As I was finishing yester-hour’s post, I got to thinking. If blogs are such a great way to read texts, why not model an e-book after a blog? Why not make a blog book — a “blook”?
A couple reasons, actually. The first is that a book is a fundamentally different thing from a blog. As Scott Esposito has pointed out, you can’t just take a blog and make it into a book. Blogs are meant to be followed along day to day, not read from cover to cover like a book. And, typically, if you go back and read old entries, you’ll read them newest-to-oldest, instead of the other way around.

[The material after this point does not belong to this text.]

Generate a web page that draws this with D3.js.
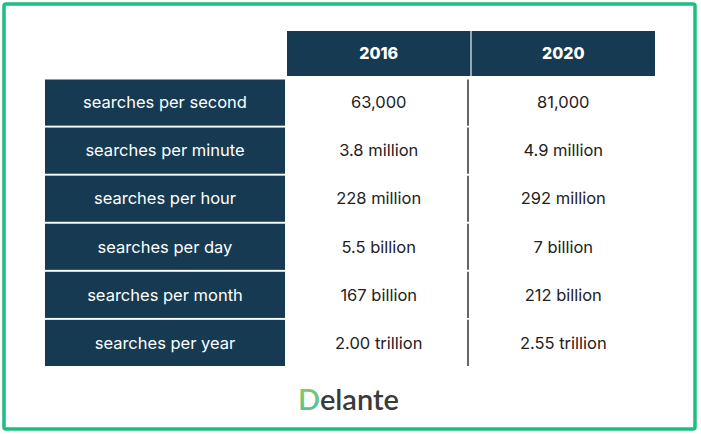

I had this problem with the vidsanity diary. If people found out about it after it was all over, they had to either read backwards or have a backwards experience of the event. I tried making a chronological post of the event afterwards, but this was unsatisfying because the original comments were lost, and there wasn’t space to interject comments along the way.
But what if the blog concept was applied to a book as a whole? How difficult would it be to take a public-domain work like, say, Huckleberry Finn, and post it like a blog? Instead of organizing the entries by date and posting them in reverse-chronological order, they could be numbered like chapters and posted chronologically. Then readers could comment individually on each chapter (or on smaller divisions if the chapters were longer than 5 or 6 pages), and experience the book in the order it was written.
Searching through the text would be a breeze, and the comments section would invite not only individual notes, but discussion about each chapter. There would be no problem comparing different chapters or parts of the book: just open up a new browser window or tab.
Another problem would be portability. The book could only be experienced where there was Web access. These days, that’s becoming less and less of a problem. Sure, I couldn’t take it with me on a hiking trip, but I could read it in bed on my laptop, probably more comfortably than a standard book, because the laptop stays open on its own. I’ve been through issues of screen legibility before, but given that I’m already comfortable reading online text for hours at a time, perhaps this isn’t as big of a problem as it seems.
I’d like to try such a project, as a sort of experiment to see if the experience of reading a book this way is as satisfying as (or perhaps more satisfying than) reading it on paper. I can get a text from project Gutenberg, then design a WordPress interface for it, and launch it as its own blog — I mean blook. It’d have to be a book I’ve never read before, so I that could consider the blook as its own experience, rather a second reading of a traditional book.
So, whaddya think? Could it work? Any suggestions for books to convert into a blook? Anything published before 1923 that I haven’t read should be fair game.